I’m not sure I would have enjoyed covering Earle when he coached — I am told he could be ornery and slightly paranoid; he did coach under Woody, after all — but he was a delight to deal with once he retired.

Unless you disagreed with him.

In such cases, you would get the “Earle look.” It began with a reaction of disgusted surprise, followed by neck veins popping up like mole hills, and finishing with a tight smile — of mild amusement or antipathy I was never quite sure. And then, just like that, we would be fine. Friends again.

Chris Spielman got the look, too, the former Ohio State linebacker having played for Bruce from 1984-87.

“But only when I hit Cris Carter in seven-on-seven drills,” Spielman said, deadpan.

Spielman recalled his former coach as an unshakeable supporter of Ohio State, remembering how Bruce was incredibly touched when TBDBITL serenaded him outside his home after he was fired the week of the 1987 Michigan game.

“Coach Bruce had pure love for his university,” Spielman said. “When I found out he had passed away, that was the first image that popped into my head.”

For some, the first image was 9-3 — Ohio State’s record in six of Bruce’s nine seasons. As an OSU student at the time he coached, I was never overly enamored with his overall 81-26-1 record, either.
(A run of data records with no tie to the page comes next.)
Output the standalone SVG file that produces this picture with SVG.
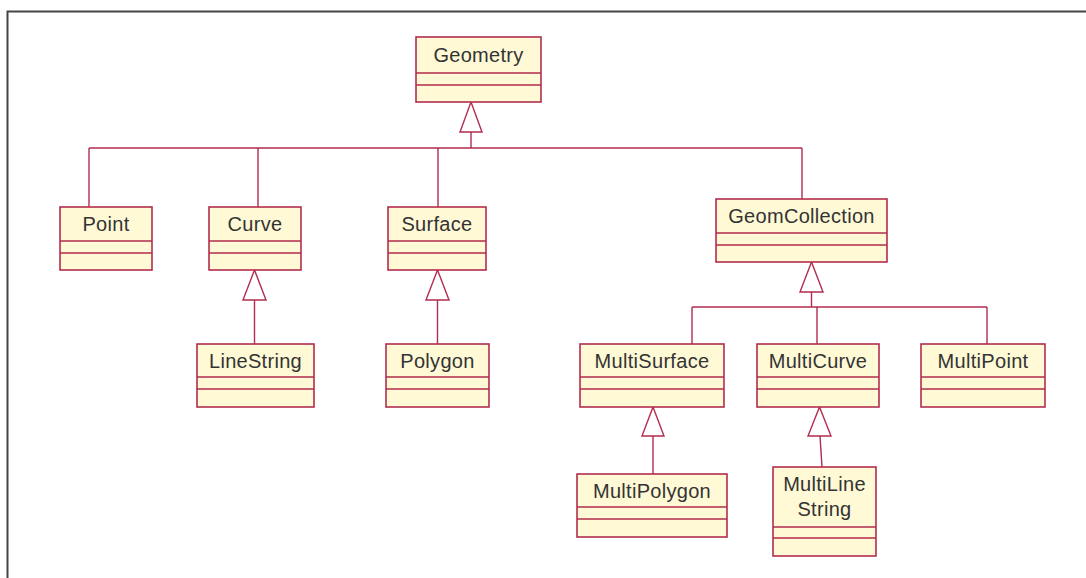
<svg xmlns="http://www.w3.org/2000/svg" width="1086" height="578" viewBox="0 0 1086 578">
<style>
.box{fill:#fff9d6;stroke:#b22d4f;stroke-width:1.6}
.div{stroke:#b22d4f;stroke-width:1.3;fill:none}
.t{font-family:"Liberation Sans",Arial,sans-serif;font-size:20px;letter-spacing:0.3px;fill:#333;text-anchor:middle}
.c{stroke:#b22d4f;stroke-width:1.4;fill:none}
.tri{stroke:#b22d4f;stroke-width:1.4;fill:#fff}
</style>
<rect width="1086" height="578" fill="#fff"/>
<path d="M7.5,578 V11.5 H1086" fill="none" stroke="#444" stroke-width="2"/>
<g id="connectors">
<path class="c" d="M471,132 V148 M89,148 H802 M89,148 V207 M258,148 V207 M438,148 V207 M802,148 V199"/>
<polygon class="tri" points="471,102 460,132 482,132"/>
<path class="c" d="M254.5,300 V344"/>
<polygon class="tri" points="254.5,270 243,300 266,300"/>
<path class="c" d="M437.5,300 V344"/>
<polygon class="tri" points="437.5,270 426,300 449,300"/>
<path class="c" d="M811.5,292 V307 M692,307 H987 M692,307 V344 M817,307 V344 M987,307 V344"/>
<polygon class="tri" points="811.5,262 800,292 823,292"/>
<path class="c" d="M653,436 V474"/>
<polygon class="tri" points="653,407 642,436 664,436"/>
<path class="c" d="M820,436 L822,467"/>
<polygon class="tri" points="819.5,407 808,436 831,436"/>
</g>
<g id="Geometry">
<rect class="box" x="416" y="37" width="125" height="65"/>
<path class="div" d="M416,73 H541 M416,85 H541"/>
<text class="t" x="478.5" y="62">Geometry</text>
</g>
<g id="Point">
<rect class="box" x="60" y="207" width="92" height="63"/>
<path class="div" d="M60,241 H152 M60,253 H152"/>
<text class="t" x="106" y="231">Point</text>
</g>
<g id="Curve">
<rect class="box" x="209" y="207" width="92" height="63"/>
<path class="div" d="M209,241 H301 M209,253 H301"/>
<text class="t" x="255" y="231">Curve</text>
</g>
<g id="Surface">
<rect class="box" x="388" y="207" width="98" height="63"/>
<path class="div" d="M388,241 H486 M388,253 H486"/>
<text class="t" x="437" y="231">Surface</text>
</g>
<g id="GeomCollection">
<rect class="box" x="716" y="199" width="171" height="63"/>
<path class="div" d="M716,233 H887 M716,245 H887"/>
<text class="t" x="801.5" y="223">GeomCollection</text>
</g>
<g id="LineString">
<rect class="box" x="197" y="344" width="117" height="63"/>
<path class="div" d="M197,377 H314 M197,389 H314"/>
<text class="t" x="255.5" y="368">LineString</text>
</g>
<g id="Polygon">
<rect class="box" x="386" y="344" width="103" height="63"/>
<path class="div" d="M386,377 H489 M386,389 H489"/>
<text class="t" x="437.5" y="368">Polygon</text>
</g>
<g id="MultiSurface">
<rect class="box" x="580" y="344" width="144" height="63"/>
<path class="div" d="M580,377 H724 M580,389 H724"/>
<text class="t" x="652" y="368">MultiSurface</text>
</g>
<g id="MultiCurve">
<rect class="box" x="757" y="344" width="122" height="63"/>
<path class="div" d="M757,377 H879 M757,389 H879"/>
<text class="t" x="818" y="368">MultiCurve</text>
</g>
<g id="MultiPoint">
<rect class="box" x="921" y="344" width="124" height="63"/>
<path class="div" d="M921,377 H1045 M921,389 H1045"/>
<text class="t" x="983" y="368">MultiPoint</text>
</g>
<g id="MultiPolygon">
<rect class="box" x="577" y="474" width="150" height="63"/>
<path class="div" d="M577,507 H727 M577,519 H727"/>
<text class="t" x="652" y="498">MultiPolygon</text>
</g>
<g id="MultiLineString">
<rect class="box" x="773" y="467" width="103" height="89"/>
<path class="div" d="M773,527 H876 M773,538 H876"/>
<text class="t" x="824.5" y="491">MultiLine</text>
<text class="t" x="824.5" y="516">String</text>
</g>
</svg>
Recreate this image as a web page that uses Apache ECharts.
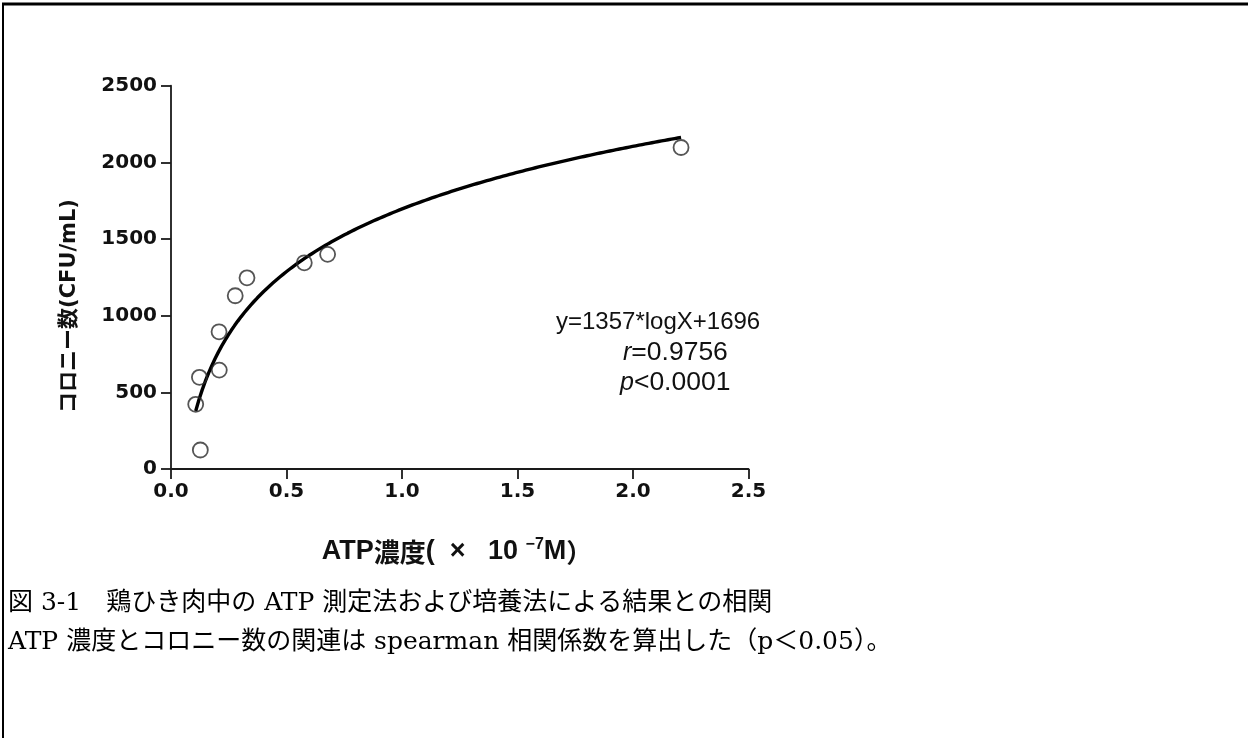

Other than the 11-1 season in his first season of 1979, which ended with a painful loss to Southern California in the Rose Bowl, Earle mostly was a bridge between Woody’s cloud-of-dust offense and the sling-it strategy employed by John Cooper, who succeeded him.

In hindsight, however, that near decade of transition could have gone much more sideways. The Buckeyes never became irreverent under Bruce — see the current Michigan situation for the reverse — and Earle outshone his predecessor and quasi-mentor in at least one important way, notching a 5-4 record against Bo Schembechler to Hayes’ 4-5-1 mark against the Michigan coach.

It also should be noted that Bruce’s .755 winning percentage ranks fourth, one spot behind Hayes, among the eight coaches who spent at least five seasons at OSU.

All that said, numbers are not how I will remember Earle. Instead, I will recall a coach comfortable in his own skin. What you saw was what you got. And you got a lot of it. He was a meat-and-potatoes man in an increasingly nuanced — Earle would say overly sensitive — culture.

“He always told you the bad and the good,” Spielman said.

But usually more good. How we will miss that man.